My hon. Friend the Member for Enfield, West (Mr. Iain MacLeod), was charged by the hon. Member for Newcastle-upon-Tyne, East (Mr. Blenkinsop), with having gone too far in his advocacy of some charges being an essential feature of our social services. I am one of those who believe that we should move as and when we can towards the conception of a free Health Service; but I should like to say—though not in defence of my hon. Friend the Member for Enfield, West, who does not need defending by me—that we are in danger, in the Health Service in particular, of forgetting one very fundamental thing. That is, that no State can take away from an individual the responsibility for his own health.

There is a very great danger that in our desire to spread our social services in every quarter we will make that fundamental mistake. I think most of us take it for granted that the State is greatly concerned with the health of the individual and must of necessity be so; but the State may make a great mistake if it so emphasises the freedom and extent of its services as to take away from the individual man that sense of responsibility.

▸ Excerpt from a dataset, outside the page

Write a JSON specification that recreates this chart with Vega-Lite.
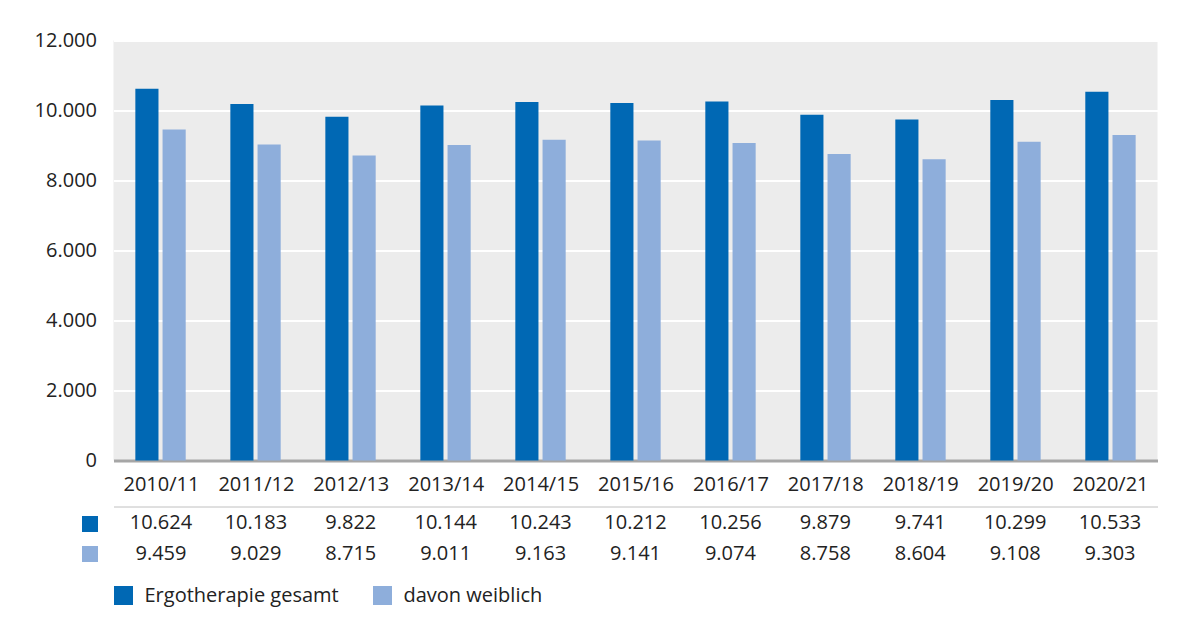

The hon. Member for Newcastle-upon-Tyne, East, urged very strongly that we should declare where we stood on the question of the temporary nature of the various charges of this kind. He and his hon. Friends should bear in mind that there is a very grave danger, which we must all appreciate, of the social services and their benefits becoming bargaining counters in the political game. In the long run, if that does happen, first of all Parliament suffers, and second, the beneficiaries suffer. I think we noticed in the Second Reading debate a tendency for this question to become merely a bargaining counter in the political game. I do not think that the Government would be justified in putting a two-year period into this Clause at the present time. I do not believe that they or anybody else in this Committee is entitled to say "We are certain that in two years' time we shall be out of our financial crisis."